Problem: Identify each line below that contains the word "React", and copy it out.
──────── Stored records
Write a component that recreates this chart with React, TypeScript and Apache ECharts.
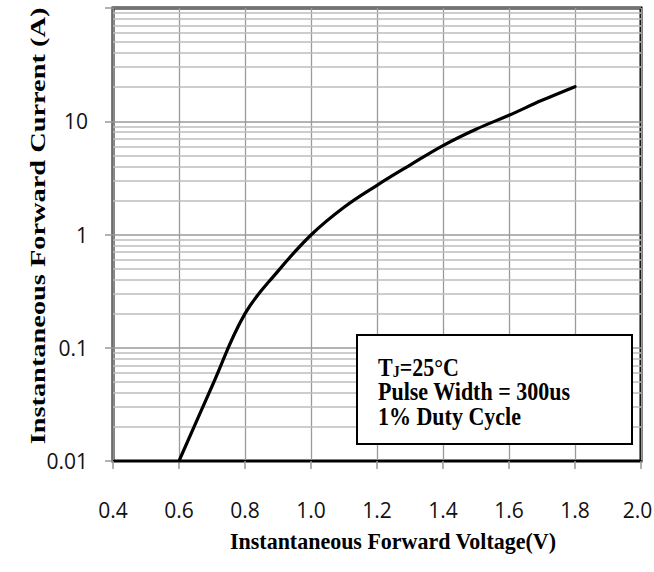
import React, { useEffect, useRef } from "react";
import * as echarts from "echarts";

// Forward voltage (V) and instantaneous forward current (A)
const voltage = [0.6, 0.7, 0.8, 0.9, 1.0, 1.1, 1.2, 1.3, 1.4, 1.5, 1.6, 1.7, 1.8];
const current = [0.01, 0.0457, 0.2, 0.475, 0.99, 1.74, 2.72, 4.1, 6.1, 8.5, 11.3, 15.3, 20.2];

const xMin = 0.4;
const xMax = 2.0;
const xInterval = 0.2;
const yMin = 0.01;
const yMax = 100;
const yDecades = [0.01, 0.1, 1, 10];
const minorMultipliers = [2, 3, 4, 5, 6, 7, 8, 9];

const xAxisTitle = "Instantaneous Forward Voltage(V)";
const yAxisTitle = "Instantaneous Forward Current (A)";
const noteLines = ["Pulse Width = 300us", "1% Duty Cycle"];

const serif = '"Liberation Serif", "Times New Roman", serif';
const sans = '"Open Sans", "Noto Sans", sans-serif';

export default function App() {
  const ref = useRef<HTMLDivElement>(null);

  useEffect(() => {
    document.body.style.margin = "0";
    document.body.style.overflow = "hidden";
    if (!ref.current) return;
    const chart = echarts.init(ref.current, null, { renderer: "svg" });

    const minorValues: number[] = [];
    yDecades.forEach((d) => minorMultipliers.forEach((m) => minorValues.push(+(d * m).toPrecision(3))));

    const data = voltage.map((v, i) => [v, current[i]]);

    chart.setOption({
      animation: false,
      backgroundColor: "#ffffff",
      grid: {
        left: 113,
        right: 13,
        top: 8,
        bottom: 111,
        containLabel: false,
        outerBoundsMode: "none",
        show: true,
        borderColor: "#000",
        borderWidth: 3,
        backgroundColor: "transparent",
      },
      xAxis: {
        type: "value",
        min: xMin,
        max: xMax,
        interval: xInterval,
        axisLine: { show: true, onZero: false, lineStyle: { color: "#000", width: 2 } },
        axisTick: { show: true, length: 8, lineStyle: { color: "#999", width: 1.5 } },
        axisLabel: {
          margin: 38,
          fontFamily: sans,
          fontSize: 21,
          lineHeight: 21,
          color: "#111",
          formatter: (v: number) => (v >= xMax ? `{last|${v.toFixed(1)}}` : v.toFixed(1)),
          rich: {
            last: { fontFamily: sans, fontSize: 21, lineHeight: 21, color: "#111", padding: [0, 7, 0, 0] },
          },
        },
        splitLine: { show: true, lineStyle: { color: "#9a9a9a", width: 1.3 } },
      },
      yAxis: {
        type: "log",
        logBase: 10,
        min: yMin,
        max: yMax,
        axisLine: { show: true, lineStyle: { color: "#888", width: 1.5 } },
        axisTick: { show: true, length: 8, lineStyle: { color: "#999", width: 1.5 } },
        axisLabel: {
          margin: 25,
          fontFamily: sans,
          fontSize: 21,
          color: "#111",
          formatter: (v: number) => (v >= yMax ? "" : String(+v.toPrecision(3))),
        },
        splitLine: { show: true, lineStyle: { color: "#9a9a9a", width: 1.5 } },
      },
      series: [
        {
          type: "line",
          data,
          smooth: 0.4,
          symbol: "none",
          lineStyle: { color: "#000", width: 3.2, join: "round", cap: "round" },
          z: 5,
          markLine: {
            silent: true,
            symbol: ["none", "none"],
            label: { show: false },
            lineStyle: { color: "#bdbdbd", type: "solid", width: 1.5 },
            z: 1,
            data: minorValues.map((v) => ({ yAxis: v })),
          },
        },
      ],
      graphic: [
        {
          type: "rect",
          z: 100,
          shape: { x: 357, y: 335, width: 275, height: 109 },
          style: { fill: "#fff", stroke: "#000", lineWidth: 2 },
        },
        {
          type: "text",
          z: 101,
          x: 378,
          y: 365,
          scaleY: 1.14,
          style: {
            text: "{t|T}{s|J}{t|=25°C}",
            verticalAlign: "middle",
            rich: {
              t: { fontFamily: serif, fontWeight: "bold", fontSize: 22, lineHeight: 26, fill: "#000", verticalAlign: "bottom" },
              s: { fontFamily: serif, fontWeight: "bold", fontSize: 14, lineHeight: 14, fill: "#000", verticalAlign: "bottom" },
            },
          },
        },
        ...noteLines.map((line, i) => ({
          type: "text",
          z: 101,
          x: 378,
          y: 391 + i * 25.5,
          scaleY: 1.14,
          style: {
            text: line,
            fontFamily: serif,
            fontWeight: "bold",
            fontSize: 22,
            fill: "#000",
            verticalAlign: "middle",
          },
        })),
        {
          type: "text",
          x: 393,
          y: 541,
          scaleY: 1.08,
          style: {
            text: xAxisTitle,
            fontFamily: serif,
            fontWeight: "bold",
            fontSize: 22,
            fill: "#000",
            align: "center",
            verticalAlign: "middle",
          },
        },
        {
          type: "text",
          x: 37,
          y: 226,
          rotation: Math.PI / 2,
          scaleX: 1.29,
          style: {
            text: yAxisTitle,
            fontFamily: serif,
            fontWeight: "bold",
            fontSize: 22,
            fill: "#000",
            align: "center",
            verticalAlign: "middle",
          },
        },
      ],
    });

    return () => chart.dispose();
  }, []);

  return (
    <div
      ref={ref}
      style={{ position: "absolute", left: 0, top: 0, width: 654, height: 572, background: "#fff" }}
    />
  );
}
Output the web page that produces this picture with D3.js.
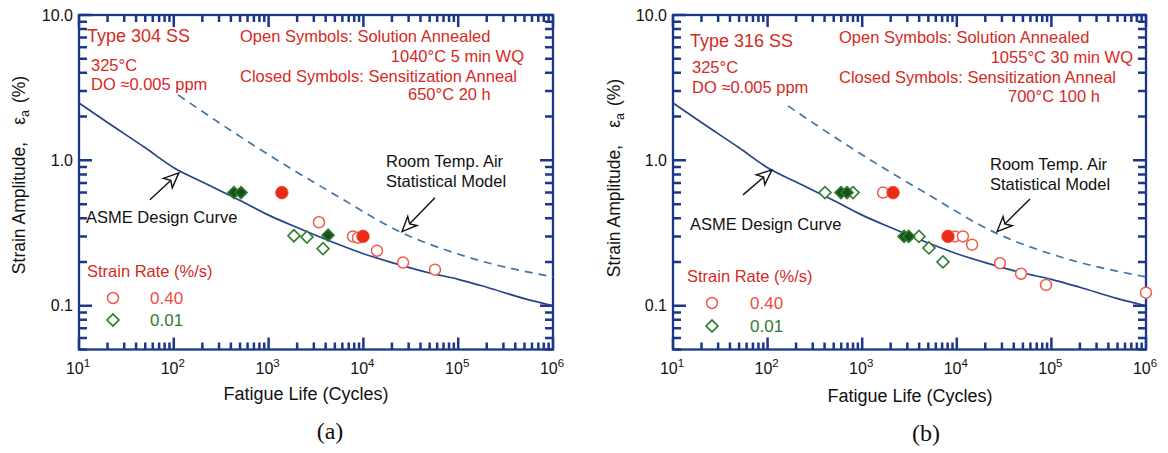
<!DOCTYPE html>
<html>
<head>
<meta charset="utf-8">
<script src="https://cdn.jsdelivr.net/npm/d3@7"></script>
<style>
  body { margin: 0; background: #fff; }
  svg text { font-family: "Liberation Sans", Arial, Helvetica, sans-serif; }
</style>
</head>
<body>
<div id="chart"></div>
<script>
// ---------- data ----------
const xDomain = [10, 1e6];
const yDomain = [0.05, 10];
const xMajorTicks = [10, 100, 1000, 1e4, 1e5, 1e6];
const yMajorTicks = [0.1, 1, 10];
const yTickLabels = ['0.1', '1.0', '10.0'];

// ASME design curve (both panels)
const asmeN   = [10, 20, 50, 100, 200, 500, 1000, 2000, 5000, 1e4, 2e4, 5e4, 1e5, 2e5, 5e5, 1e6];
const asmeEps = [2.48, 1.82, 1.22, 0.89, 0.71, 0.53, 0.42, 0.345, 0.27, 0.228, 0.198, 0.168, 0.152, 0.134, 0.112, 0.10];

// room temp. air statistical model (dashed)
const airN_a   = [111, 421, 1808, 4450, 25500, 133000, 1e6];
const airEps_a = [2.82, 1.57, 0.861, 0.608, 0.318, 0.214, 0.158];
const airN_b   = [164, 421, 1808, 4450, 25500, 133000, 1e6];
const airEps_b = [2.37, 1.57, 0.861, 0.608, 0.318, 0.214, 0.158];

// Type 304 SS
const a304OpenCircN   = [3400, 7760, 8770, 13900, 26200, 56900];
const a304OpenCircEps = [0.375, 0.30, 0.294, 0.239, 0.198, 0.177];
const a304FillCircN   = [1380, 9910];
const a304FillCircEps = [0.60, 0.30];
const a304OpenDiaN    = [1850, 2540, 3750];
const a304OpenDiaEps  = [0.303, 0.297, 0.247];
const a304FillDiaN    = [431, 512, 4240];
const a304FillDiaEps  = [0.60, 0.60, 0.306];

// Type 316 SS
const b316OpenCircN   = [1660, 9580, 11600, 14500, 28600, 47800, 87700, 1e6];
const b316OpenCircEps = [0.60, 0.30, 0.30, 0.263, 0.196, 0.166, 0.139, 0.123];
const b316FillCircN   = [2120, 8070];
const b316FillCircEps = [0.60, 0.30];
const b316OpenDiaN    = [404, 800, 3980, 5080, 7140];
const b316OpenDiaEps  = [0.60, 0.60, 0.30, 0.250, 0.200];
const b316FillDiaN    = [597, 690, 2770, 3100];
const b316FillDiaEps  = [0.60, 0.60, 0.30, 0.30];

const zip = (a, b) => a.map((v, i) => [v, b[i]]);

// ---------- style ----------
const axisColor = '#1a378c';
const asmeColor = '#24438a';
const airColor = '#4474a6';
const redText = '#d42a25';
const openRed = '#ee5a48';
const fillRed = '#ec2b17';
const green = '#2f7d2f';
const darkGreen = '#1b4f1b';

const svg = d3.select('#chart').append('svg')
  .attr('width', 1168).attr('height', 453);

const panels = [
  {
    left: 79, right: 553, top: 15, bottom: 349.5,
    air: zip(airN_a, airEps_a),
    openCirc: zip(a304OpenCircN, a304OpenCircEps), fillCirc: zip(a304FillCircN, a304FillCircEps),
    openDia: zip(a304OpenDiaN, a304OpenDiaEps), fillDia: zip(a304FillDiaN, a304FillDiaEps),
    asmeArrow: [[56, 0.536], [113, 0.82]], airArrow: [[56900, 0.553], [25500, 0.323]],
    texts: [
      { t: 'Type 304 SS', x: 87, y: 42, size: 18, c: redText },
      { t: '325°C', x: 91, y: 71, c: redText },
      { t: 'DO ≈0.005 ppm', x: 91, y: 90, c: redText },
      { t: 'Open Symbols: Solution Annealed', x: 240, y: 42, c: redText },
      { t: '1040°C 5 min WQ', x: 524, y: 62, c: redText, anchor: 'end' },
      { t: 'Closed Symbols: Sensitization Anneal', x: 240, y: 82, c: redText },
      { t: '650°C 20 h', x: 408, y: 100, c: redText },
      { t: 'Room Temp. Air', x: 386, y: 167, c: '#111' },
      { t: 'Statistical Model', x: 386, y: 187, c: '#111' },
      { t: 'ASME Design Curve', x: 86, y: 223, c: '#111' },
      { t: 'Strain Rate (%/s)', x: 87, y: 277, c: redText }
    ],
    legend: { mx: 113, tx: 150, y1: 298, y2: 320 },
    xLabel: { x: 306, y: 400 }, yLabel: { x: 19, y: 175 },
    caption: { t: '(a)', x: 330, y: 439 }
  },
  {
    left: 673, right: 1146, top: 15, bottom: 349.5,
    air: zip(airN_b, airEps_b),
    openCirc: zip(b316OpenCircN, b316OpenCircEps), fillCirc: zip(b316FillCircN, b316FillCircEps),
    openDia: zip(b316OpenDiaN, b316OpenDiaEps), fillDia: zip(b316FillDiaN, b316FillDiaEps),
    asmeArrow: [[55, 0.579], [111, 0.86]], airArrow: [[59400, 0.543], [26600, 0.323]],
    texts: [
      { t: 'Type 316 SS', x: 690, y: 47, size: 18, c: redText },
      { t: '325°C', x: 692, y: 73, c: redText },
      { t: 'DO ≈0.005 ppm', x: 692, y: 93, c: redText },
      { t: 'Open Symbols: Solution Annealed', x: 839, y: 43, c: redText },
      { t: '1055°C 30 min WQ', x: 1133, y: 63, c: redText, anchor: 'end' },
      { t: 'Closed Symbols: Sensitization Anneal', x: 839, y: 83, c: redText },
      { t: '700°C 100 h', x: 1008, y: 102, c: redText },
      { t: 'Room Temp. Air', x: 990, y: 170, c: '#111' },
      { t: 'Statistical Model', x: 990, y: 190, c: '#111' },
      { t: 'ASME Design Curve', x: 690, y: 230, c: '#111' },
      { t: 'Strain Rate (%/s)', x: 687, y: 282, c: redText }
    ],
    legend: { mx: 712, tx: 750, y1: 303, y2: 326 },
    xLabel: { x: 910, y: 402 }, yLabel: { x: 614, y: 178 },
    caption: { t: '(b)', x: 926, y: 441 }
  }
];

const diamond = d3.symbol(d3.symbolSquare, 72);

function drawArrow(g, x, y, pts) {
  const [x0, y0] = [x(pts[0][0]), y(pts[0][1])];
  const [x1, y1] = [x(pts[1][0]), y(pts[1][1])];
  const ang = Math.atan2(y1 - y0, x1 - x0) * 180 / Math.PI;
  const len = Math.hypot(x1 - x0, y1 - y0);
  const a = g.append('g').attr('transform', `translate(${x0},${y0}) rotate(${ang})`);
  a.append('line').attr('x1', 0).attr('y1', 0).attr('x2', len - 10).attr('y2', 0)
    .attr('stroke', '#111').attr('stroke-width', 1.4);
  a.append('path')
    .attr('d', `M${len},0 L${len - 15},-6.5 L${len - 11},0 L${len - 15},6.5 Z`)
    .attr('fill', '#fff').attr('stroke', '#111').attr('stroke-width', 1.4)
    .attr('stroke-linejoin', 'miter');
}

panels.forEach(p => {
  const x = d3.scaleLog().domain(xDomain).range([p.left, p.right]);
  const y = d3.scaleLog().domain(yDomain).range([p.bottom, p.top]);
  const g = svg.append('g');

  // minor / major tick values
  const xMinor = [];
  for (let e = 1; e < 6; e++) for (let m = 2; m <= 9; m++) xMinor.push(m * Math.pow(10, e));
  const yMinor = [];
  for (let e = -2; e <= 0; e++) for (let m = 2; m <= 9; m++) {
    const v = m * Math.pow(10, e);
    if (v >= 0.05) yMinor.push(v);
  }
  const xTicks = xMinor.map(v => [v, 7]).concat(xMajorTicks.map(v => [v, 12]));
  const yTicks = yMinor.map(v => [v, 8]).concat(yMajorTicks.map(v => [v, 13]));

  g.append('rect')
    .attr('x', p.left).attr('y', p.top)
    .attr('width', p.right - p.left).attr('height', p.bottom - p.top)
    .attr('fill', 'none').attr('stroke', axisColor).attr('stroke-width', 2.3);

  // inward ticks on all four sides, one path per side
  const tickPath = [
    xTicks.map(([v, l]) => `M${x(v)},${p.bottom}v${-l}`).join(''),
    xTicks.map(([v, l]) => `M${x(v)},${p.top}v${l}`).join(''),
    yTicks.map(([v, l]) => `M${p.left},${y(v)}h${l}`).join(''),
    yTicks.map(([v, l]) => `M${p.right},${y(v)}h${-l}`).join('')
  ];
  g.selectAll('path.tick').data(tickPath).enter().append('path')
    .attr('class', 'tick')
    .attr('d', d => d)
    .attr('fill', 'none')
    .attr('stroke', axisColor)
    .attr('stroke-width', 2.5);

  // tick labels
  g.selectAll('.ylab').data(yMajorTicks).enter().append('text')
    .attr('x', p.left - 6).attr('y', d => y(d)).attr('dy', '0.36em')
    .attr('text-anchor', 'end').attr('font-size', 16).attr('fill', '#111')
    .text((d, i) => yTickLabels[i]);

  const xl = g.selectAll('.xlab').data(xMajorTicks).enter().append('text')
    .attr('x', d => x(d) - 1).attr('y', 374)
    .attr('text-anchor', 'middle').attr('font-size', 16).attr('fill', '#111');
  xl.append('tspan').text('10');
  xl.append('tspan').attr('dy', -7).attr('font-size', 11.5).text(d => Math.round(Math.log10(d)));

  // curves
  const line = d3.line().x(d => x(d[0])).y(d => y(d[1])).curve(d3.curveMonotoneX);
  g.append('path').datum(zip(asmeN, asmeEps)).attr('d', line)
    .attr('fill', 'none').attr('stroke', asmeColor).attr('stroke-width', 1.7);
  g.append('path').datum(p.air).attr('d', line)
    .attr('fill', 'none').attr('stroke', airColor).attr('stroke-width', 1.7)
    .attr('stroke-dasharray', '8,6');

  // arrows
  drawArrow(g, x, y, p.asmeArrow);
  drawArrow(g, x, y, p.airArrow);

  // markers
  g.selectAll('.od').data(p.openDia).enter().append('path')
    .attr('d', diamond)
    .attr('transform', d => `translate(${x(d[0])},${y(d[1])}) rotate(45)`)
    .attr('fill', '#fff').attr('stroke', green).attr('stroke-width', 1.6);
  g.selectAll('.fd').data(p.fillDia).enter().append('path')
    .attr('d', diamond)
    .attr('transform', d => `translate(${x(d[0])},${y(d[1])}) rotate(45)`)
    .attr('fill', darkGreen).attr('stroke', green).attr('stroke-width', 1.6);
  g.selectAll('.oc').data(p.openCirc).enter().append('circle')
    .attr('cx', d => x(d[0])).attr('cy', d => y(d[1])).attr('r', 5.5)
    .attr('fill', '#fff').attr('stroke', openRed).attr('stroke-width', 1.5);
  g.selectAll('.fc').data(p.fillCirc).enter().append('circle')
    .attr('cx', d => x(d[0])).attr('cy', d => y(d[1])).attr('r', 6.3)
    .attr('fill', fillRed).attr('stroke', '#f04a30').attr('stroke-width', 0.8);

  // annotation texts
  p.texts.forEach(t => {
    g.append('text').attr('x', t.x).attr('y', t.y)
      .attr('text-anchor', t.anchor || 'start')
      .attr('font-size', t.size || 16.5).attr('fill', t.c).text(t.t);
  });

  // strain-rate legend
  const L = p.legend;
  g.append('circle').attr('cx', L.mx).attr('cy', L.y1).attr('r', 5.5)
    .attr('fill', 'none').attr('stroke', openRed).attr('stroke-width', 1.5);
  g.append('text').attr('x', L.tx).attr('y', L.y1).attr('dy', '0.36em')
    .attr('font-size', 17).attr('fill', '#ee4c3c').text('0.40');
  g.append('path').attr('d', diamond)
    .attr('transform', `translate(${L.mx},${L.y2}) rotate(45)`)
    .attr('fill', 'none').attr('stroke', green).attr('stroke-width', 1.6);
  g.append('text').attr('x', L.tx).attr('y', L.y2).attr('dy', '0.36em')
    .attr('font-size', 17).attr('fill', green).text('0.01');

  // axis titles
  g.append('text').attr('x', p.xLabel.x).attr('y', p.xLabel.y)
    .attr('text-anchor', 'middle').attr('font-size', 18).attr('fill', '#111')
    .text('Fatigue Life (Cycles)');

  const yl = g.append('text')
    .attr('transform', `translate(${p.yLabel.x},${p.yLabel.y}) rotate(-90)`)
    .attr('text-anchor', 'middle').attr('dy', '0.36em')
    .attr('font-size', 17.5).attr('fill', '#111');
  yl.append('tspan').text('Strain Amplitude,');
  yl.append('tspan').attr('dx', 17).text('ε');
  yl.append('tspan').attr('font-size', 12.5).attr('dy', 4).text('a');
  yl.append('tspan').attr('dx', 7).attr('dy', -4).text('(%)');

  g.append('text').attr('x', p.caption.x).attr('y', p.caption.y)
    .attr('text-anchor', 'middle')
    .style('font-family', '"Liberation Serif", "Times New Roman", serif')
    .attr('font-size', 24).attr('fill', '#111').text(p.caption.t);
});
</script>
</body>
</html>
────────────────
Result for this task:
Write a component that recreates this chart with React, TypeScript and Apache ECharts.
import React, { useEffect, useRef } from "react";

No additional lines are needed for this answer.